For years, the EDRi network has exposed how people’s most sensitive identifying characteristics like our faces, fingerprints or the way we walk are unlawfully harvested on an industrial scale by European governments and corporations to make unfair judgements about us without our knowledge. Since May 2020, EDRi has become the leading pan-European voice pointing at the urgent need to ban uses of biometric technologies that lead to mass surveillance. Now, with the launch of our Reclaim Your Face campaign’s European Citizens’ Initiative, we are increasing the pressure on lawmakers to put our rights ahead of big businesses’ profits. 

Knock, knock, who’s there? ECI! … ECI Who!?

A European Citizens’ Initiative, or ECI, is uniquely powerful because it is the only form of direct democratic action that the EU puts at the disposal of its citizens. Through an ECI, a group of citizens can join together and call for the EU to propose a new law. In our case, we ask for a law that protects our rights to privacy and data protection by banning biometric mass surveillance practices. 

The most significant part of the ECI process is that, should we reach one million signatures by 1 May 2022, the European Commission is obliged to meet with us, to issue a formal Communication about our ECI, and may also ask the European Parliament to have a debate on it. In short, a successful ECI would ensure that a ban on biometric mass surveillance is firmly and inescapably put on the EU’s official agenda. In this case, the ECI will become an impactful tool to make our voices heard at the highest political levels in EU law-making. The next section explain ECI’s impact in more detail.

As a ECI can have such an immense impact, the ECI process is much more heavy than a regular internet petition. 

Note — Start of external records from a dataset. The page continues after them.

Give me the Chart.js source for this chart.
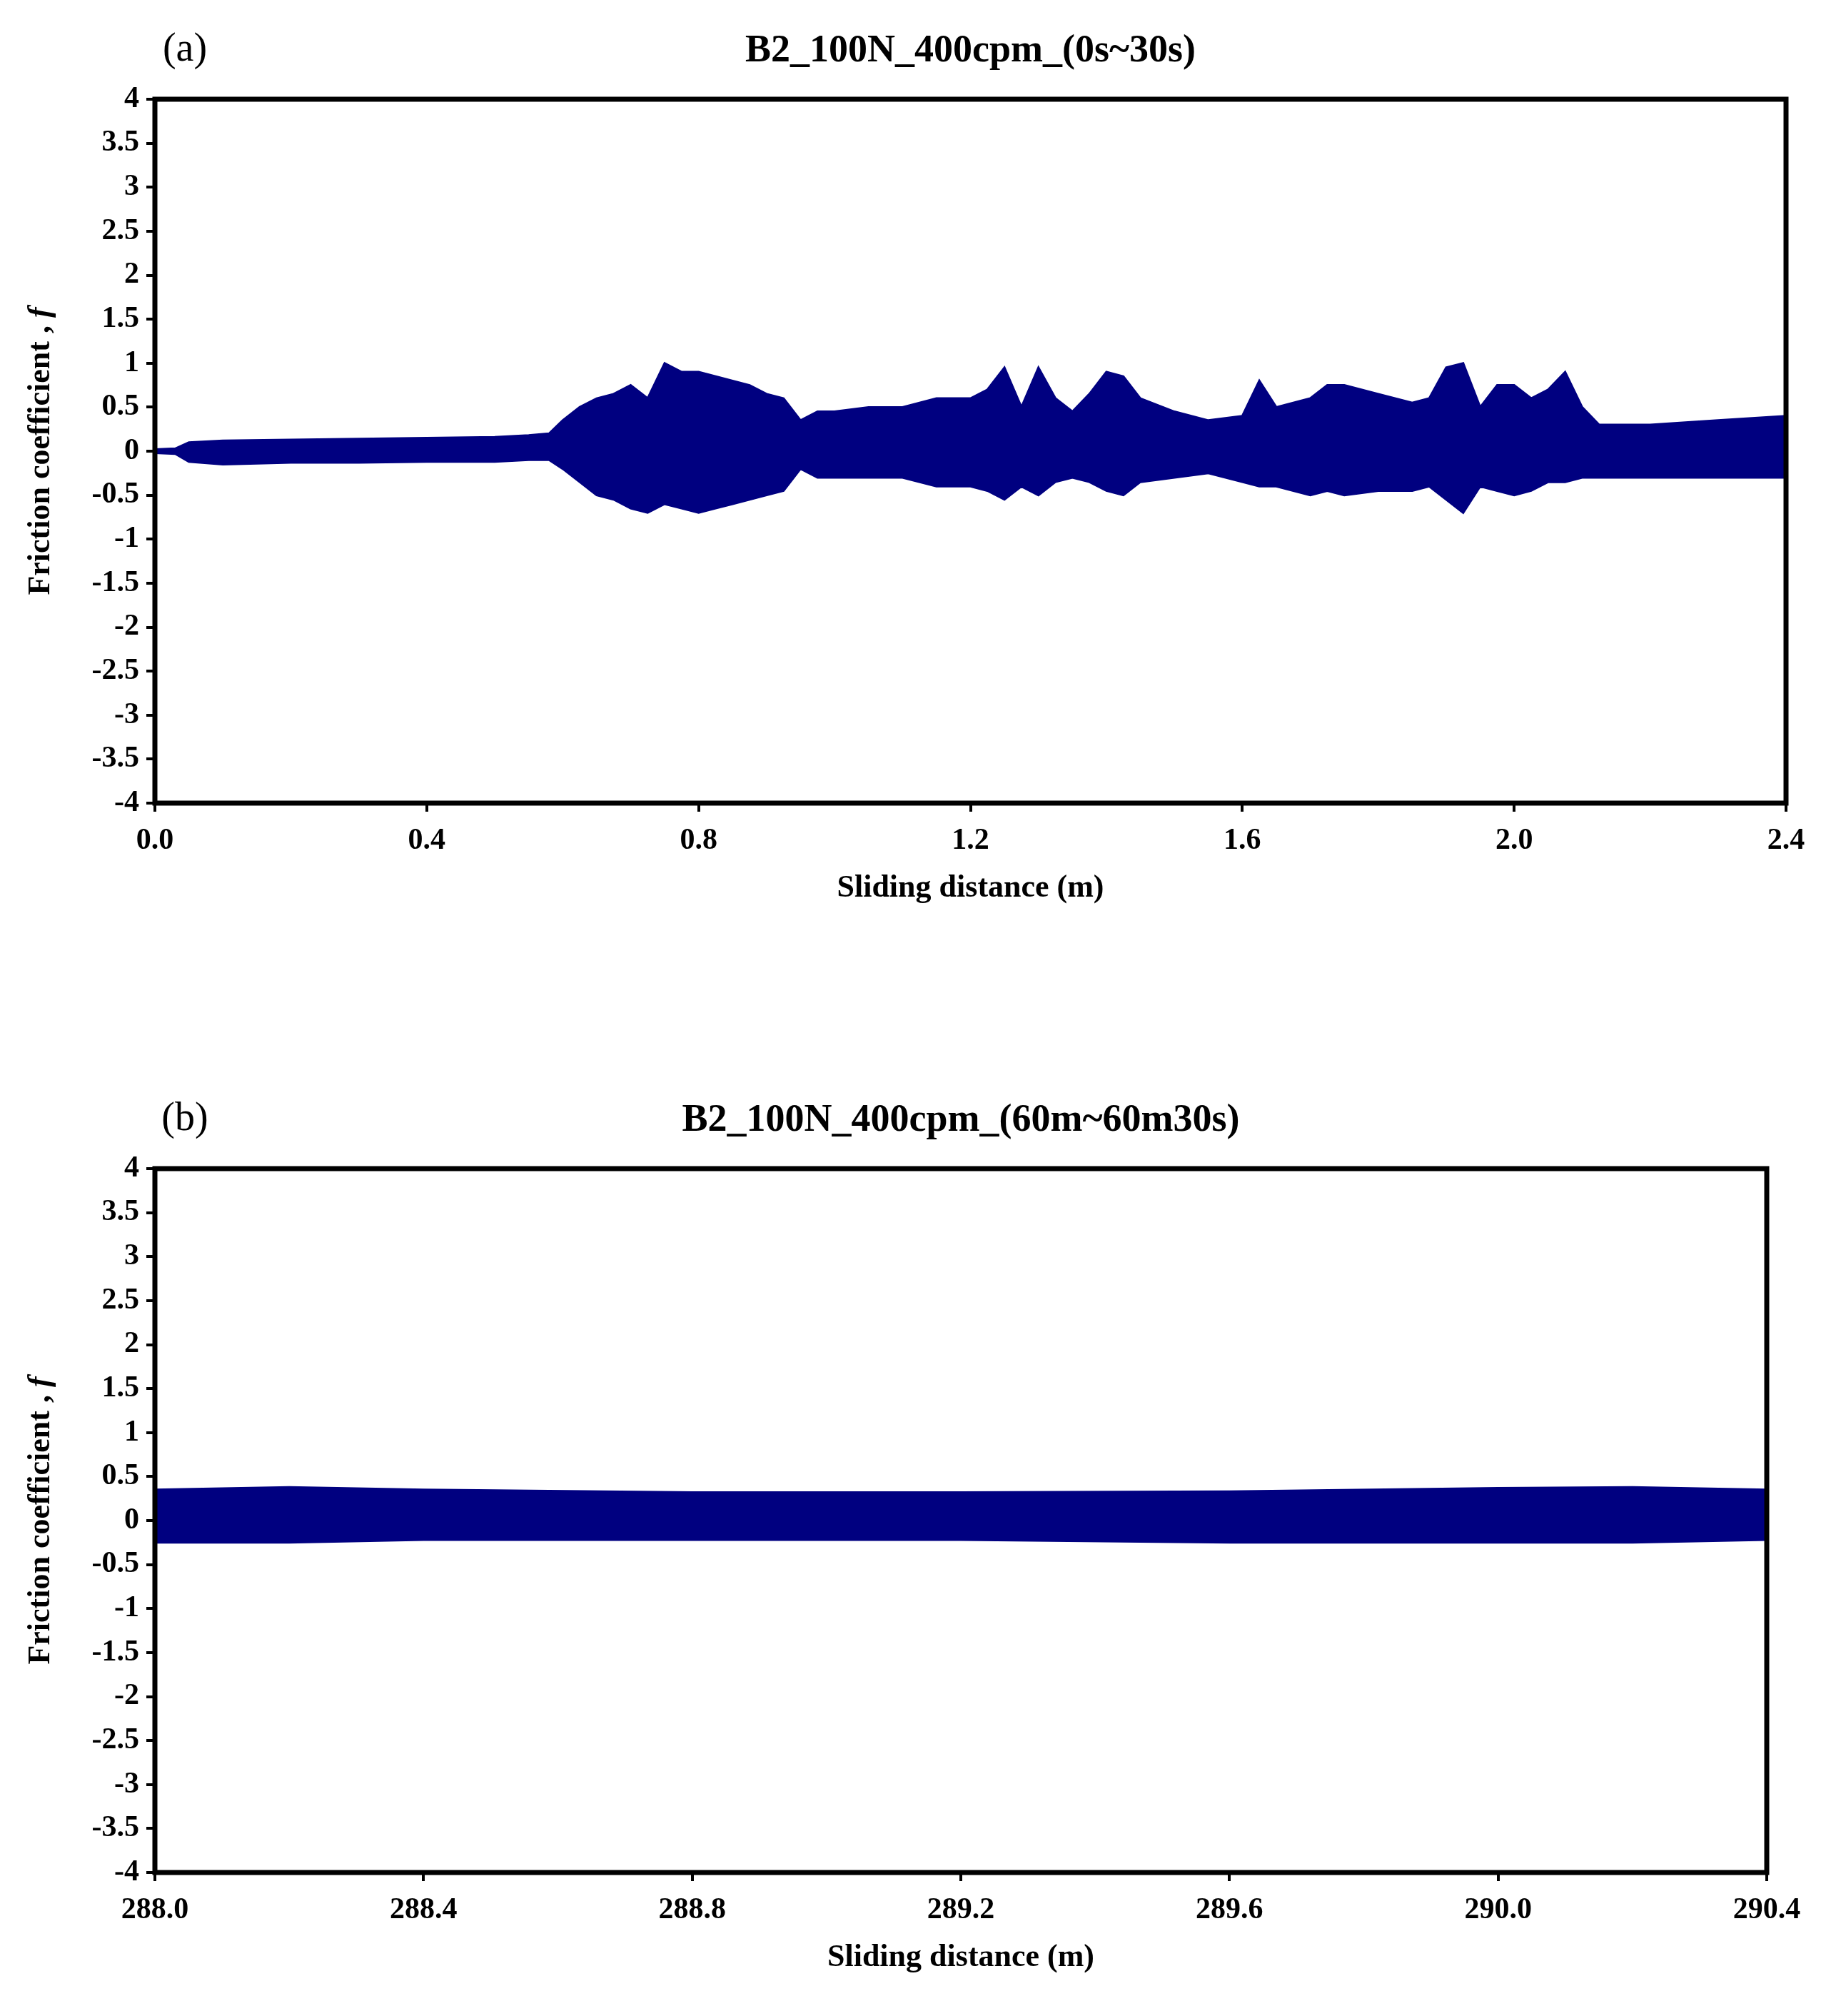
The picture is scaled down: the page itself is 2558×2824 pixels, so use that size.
<!DOCTYPE html>
<html>
<head>
<meta charset="utf-8">
<script src="https://cdn.jsdelivr.net/npm/chart.js@4.4.1/dist/chart.umd.min.js"></script>
<style>
  body { margin: 0; background: #fff; }
  canvas { display: block; }
</style>
</head>
<body>
<canvas id="chartA" width="2558" height="1412"></canvas>
<canvas id="chartB" width="2558" height="1412"></canvas>
<script>
// envelope of the friction signal, panel (a)
const topX = [0, 0.03, 0.05, 0.1, 0.2, 0.3, 0.4, 0.5, 0.55, 0.58, 0.6, 0.625, 0.65, 0.675, 0.7, 0.725, 0.75, 0.775, 0.8, 0.825, 0.85, 0.875, 0.9, 0.925, 0.95, 0.975, 1.0, 1.05, 1.1, 1.15, 1.2, 1.225, 1.25, 1.275, 1.3, 1.325, 1.35, 1.375, 1.4, 1.425, 1.45, 1.5, 1.55, 1.6, 1.625, 1.65, 1.7, 1.725, 1.75, 1.8, 1.85, 1.875, 1.9, 1.925, 1.95, 1.975, 2.0, 2.025, 2.05, 2.075, 2.1, 2.125, 2.2, 2.3, 2.4];
const topUpper = [0.02, 0.03, 0.1, 0.12, 0.13, 0.14, 0.15, 0.16, 0.18, 0.2, 0.35, 0.5, 0.6, 0.65, 0.75, 0.6, 1.0, 0.9, 0.9, 0.85, 0.8, 0.75, 0.65, 0.6, 0.35, 0.45, 0.45, 0.5, 0.5, 0.6, 0.6, 0.7, 0.95, 0.5, 0.95, 0.6, 0.45, 0.65, 0.9, 0.85, 0.6, 0.45, 0.35, 0.4, 0.8, 0.5, 0.6, 0.75, 0.75, 0.65, 0.55, 0.6, 0.95, 1.0, 0.5, 0.75, 0.75, 0.6, 0.7, 0.9, 0.5, 0.3, 0.3, 0.35, 0.4];
const topLower = [-0.02, -0.03, -0.12, -0.15, -0.13, -0.13, -0.12, -0.12, -0.1, -0.1, -0.2, -0.35, -0.5, -0.55, -0.65, -0.7, -0.6, -0.65, -0.7, -0.65, -0.6, -0.55, -0.5, -0.45, -0.2, -0.3, -0.3, -0.3, -0.3, -0.4, -0.4, -0.45, -0.55, -0.4, -0.5, -0.35, -0.3, -0.35, -0.45, -0.5, -0.35, -0.3, -0.25, -0.35, -0.4, -0.4, -0.5, -0.45, -0.5, -0.45, -0.45, -0.4, -0.55, -0.7, -0.4, -0.45, -0.5, -0.45, -0.35, -0.35, -0.3, -0.3, -0.3, -0.3, -0.3];

// envelope of the friction signal, panel (b)
const botX = [288.0, 288.2, 288.4, 288.8, 289.2, 289.6, 290.0, 290.2, 290.4];
const botUpper = [0.35, 0.38, 0.35, 0.32, 0.32, 0.33, 0.37, 0.38, 0.35];
const botLower = [-0.25, -0.25, -0.22, -0.22, -0.22, -0.25, -0.25, -0.25, -0.22];

const fontFam = "'Liberation Serif', 'Times New Roman', serif";
const navy = "#000080";

function pts(xs, ys) {
  return xs.map((x, i) => ({ x, y: ys[i] }));
}

function makeChart(id, label, title, xs, up, lo, xmin, xmax, pad) {
  const framePlugin = {
    id: "frame",
    afterDraw(chart) {
      const { ctx, chartArea: a } = chart;
      ctx.save();
      ctx.strokeStyle = "#000";
      ctx.lineWidth = 7;
      ctx.strokeRect(a.left, a.top, a.right - a.left, a.bottom - a.top);
      ctx.fillStyle = "#000";
      ctx.textBaseline = "middle";
      ctx.textAlign = "center";
      ctx.font = "56px " + fontFam;
      ctx.fillText(label, 259, pad.top - 69);
      ctx.font = "bold 54px " + fontFam;
      ctx.fillText(title, (a.left + a.right) / 2, pad.top - 67);
      // y axis title with italic f
      ctx.translate(58, (a.top + a.bottom) / 2);
      ctx.rotate(-Math.PI / 2);
      const t1 = "Friction coefficient , ";
      ctx.font = "bold 44px " + fontFam;
      const w1 = ctx.measureText(t1).width;
      ctx.font = "bold italic 44px " + fontFam;
      const w2 = ctx.measureText("f").width;
      ctx.textAlign = "left";
      ctx.font = "bold 44px " + fontFam;
      ctx.fillText(t1, -(w1 + w2) / 2, 0);
      ctx.font = "bold italic 44px " + fontFam;
      ctx.fillText("f", -(w1 + w2) / 2 + w1, 0);
      ctx.restore();
    }
  };

  return new Chart(document.getElementById(id), {
    type: "line",
    data: {
      datasets: [
        { data: pts(xs, up), borderColor: navy, backgroundColor: navy, borderWidth: 3, fill: "+1", pointRadius: 0, tension: 0 },
        { data: pts(xs, lo), borderColor: navy, backgroundColor: navy, borderWidth: 3, fill: false, pointRadius: 0, tension: 0 }
      ]
    },
    options: {
      responsive: false,
      animation: false,
      devicePixelRatio: 1,
      layout: { padding: pad },
      plugins: { legend: { display: false }, tooltip: { enabled: false } },
      scales: {
        x: {
          type: "linear",
          min: xmin,
          max: xmax,
          afterFit: (s) => { s.height = 150; },
          ticks: {
            stepSize: 0.4,
            color: "#000",
            font: { family: fontFam, size: 42, weight: "bold" },
            maxRotation: 0,
            padding: 16,
            callback: (v) => v.toFixed(1)
          },
          grid: { drawOnChartArea: false, tickLength: 12, color: "#000", lineWidth: 4 },
          border: { display: false },
          title: {
            display: true,
            text: "Sliding distance (m)",
            color: "#000",
            font: { family: fontFam, size: 44, weight: "bold" },
            padding: { top: 10 }
          }
        },
        y: {
          min: -4,
          max: 4,
          afterFit: (s) => { s.width = 217; },
          ticks: {
            stepSize: 0.5,
            color: "#000",
            font: { family: fontFam, size: 42, weight: "bold" },
            padding: 10,
            callback: (v) => String(v)
          },
          grid: { drawOnChartArea: false, tickLength: 12, color: "#000", lineWidth: 4 },
          border: { display: false }
        }
      }
    },
    plugins: [framePlugin]
  });
}

makeChart("chartA", "(a)", "B2_100N_400cpm_(0s~30s)", topX, topUpper, topLower, 0, 2.4,
  { top: 139, left: 0, right: 56, bottom: 137 });
makeChart("chartB", "(b)", "B2_100N_400cpm_(60m~60m30s)", botX, botUpper, botLower, 288, 290.4,
  { top: 225, left: 0, right: 83, bottom: 51 });
</script>
</body>
</html>
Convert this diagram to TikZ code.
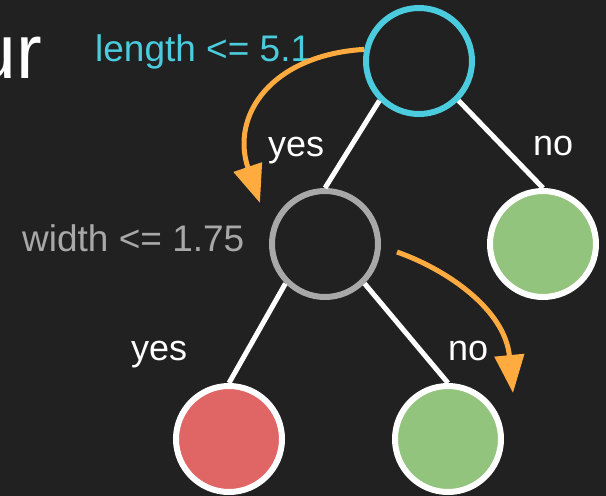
\documentclass[tikz,border=0pt]{standalone}
\usepackage{fontspec}
\setmainfont{Liberation Sans}
\usetikzlibrary{arrows.meta}
\definecolor{bgc}{HTML}{212121}
\definecolor{cyanc}{HTML}{4BCCDE}
\definecolor{orangec}{HTML}{FFAB40}
\definecolor{grayc}{HTML}{A8A8A8}
\definecolor{greenc}{HTML}{93C47D}
\definecolor{redc}{HTML}{E06666}
\begin{document}
\begin{tikzpicture}[x=1pt,y=-1pt,
  tnode/.style={circle, minimum size=106pt, inner sep=0pt, line width=6pt},
  edgeline/.style={draw=white, line width=5pt},
  lbl/.style={font=\fontsize{37}{42}\selectfont, inner sep=0pt, anchor=base west},
  yn/.style={font=\fontsize{36}{40}\selectfont, inner sep=0pt, anchor=base west, text=white},
  flow/.style={draw=orangec, line width=5pt, -{Triangle[length=38pt,width=29pt]}}]
\fill[bgc] (0,0) rectangle (606,496);
\useasboundingbox (0,0) rectangle (606,496);
\clip (0,0) rectangle (606,496);

% title fragment
\node[font=\fontsize{77}{80}\selectfont, text=white, inner sep=0pt, anchor=base east] (title) at (42,78) {ur};

% nodes
\node[tnode, draw=cyanc] (root) at (419,61) {};
\node[tnode, draw=grayc] (mid) at (325,244) {};
\node[tnode, draw=white, fill=greenc] (gr) at (543,244) {};
\node[tnode, draw=white, fill=redc] (rl) at (229,439) {};
\node[tnode, draw=white, fill=greenc] (gb) at (448,439) {};

% edges
\draw[edgeline] (root.south west) -- (mid.north);
\draw[edgeline] (root.south east) -- (gr.north);
\draw[edgeline] (mid.south west) -- (rl.north);
\draw[edgeline] (mid.south east) -- (gb.north);

% labels
\node[lbl, text=cyanc] (lenlbl) at (95,61) {length <= 5.1};
\node[lbl, text=grayc] (widlbl) at (22,251) {width <= 1.75};
\node[yn] (yes1) at (268,156) {yes};
\node[yn] (no1) at (533,155) {no};
\node[yn] (yes2) at (131,360) {yes};
\node[yn] (no2) at (448,360) {no};

% flow arrows
\coordinate (f1end) at (260,203);
\coordinate (f2start) at (397,252);
\coordinate (f2end) at (513,393);
\draw[flow] (root.168) .. controls (272,55) and (230,115) .. (f1end);
\draw[flow] (f2start) .. controls (448,270) and (505,310) .. (f2end);
\end{tikzpicture}
\end{document}
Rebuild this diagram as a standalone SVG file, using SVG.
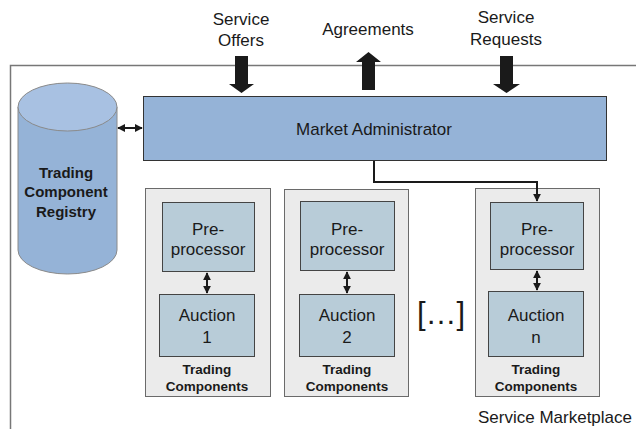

The EU requires that EU member states verify the support given by each person who signs the ECI to ensure that they are a citizen of an EU country and are old enough to vote in an EU election. To do this, they set requirements for the personal data that needs to be collected, and also put strict requirements on ECI organisers like us to make sure that our signature collection is done properly

The ECI as the voice of people in a debate dominated by corporate lobbyists

The ECI is a great tool for EDRi’s advocacy because it allows us to take the political debate straight to the people affected and translate it into the things that matter to each of us: protecting our families, communities, public spaces and democracies from threats of biometric mass surveillance. 

When we reach one million signatures, this will allow us to effect real, systemic legal change that will safeguard our privacy, our free expression, our dignity and our presumption of innocence from the harms of constantly being watched.

In the European Commission’s White Paper on AI, released in February 2021, EC law-makers called for a broad public debate on facial recognition. But they failed to take action to make this public debate happen. The most prominent voices in the debate so far have been the corporate lobbyists who benefit from a lack of strong laws. This is why the Reclaim Your Face coalition has stepped up to make sure that we hear the voices of the individuals and the communities that will be most affected by the use of these harmful, undemocratic and discriminatory technologies.

European Vice-President for A Europe Fit for the Digital Age, Margrethe Vestager, said last year that we already have laws to protect people in Europe from biometric mass surveillance. She pointed to the general prohibition on the processing of biometric data under the EU’s data protection regime to justify the EU’s lack of legislative action. 

However, EDRi’s research has shown that the current framework has established a legal grey area that governments and corporations are taking advantage of. This has led to abuses of our data and infringements on our essential freedoms, which can only be resolved with a specific law to ban biometric mass surveillance across the EU.

We have seen the Commission, some Parliamentarians, and national governments alike shrug their shoulders and say that it is not up to them to decide on “no-go areas” for technology. We disagree – and so do the EU’s laws on data protection, privacy and other fundamental rights. 

With our ECI, we are not only raising awareness of the fact that some uses of technologies are so harmful that they should never be used, but also providing irrefutable evidence that people in Europe do not want to be treated as walking barcodes. We want to reclaim our faces, and ban biometric mass surveillance.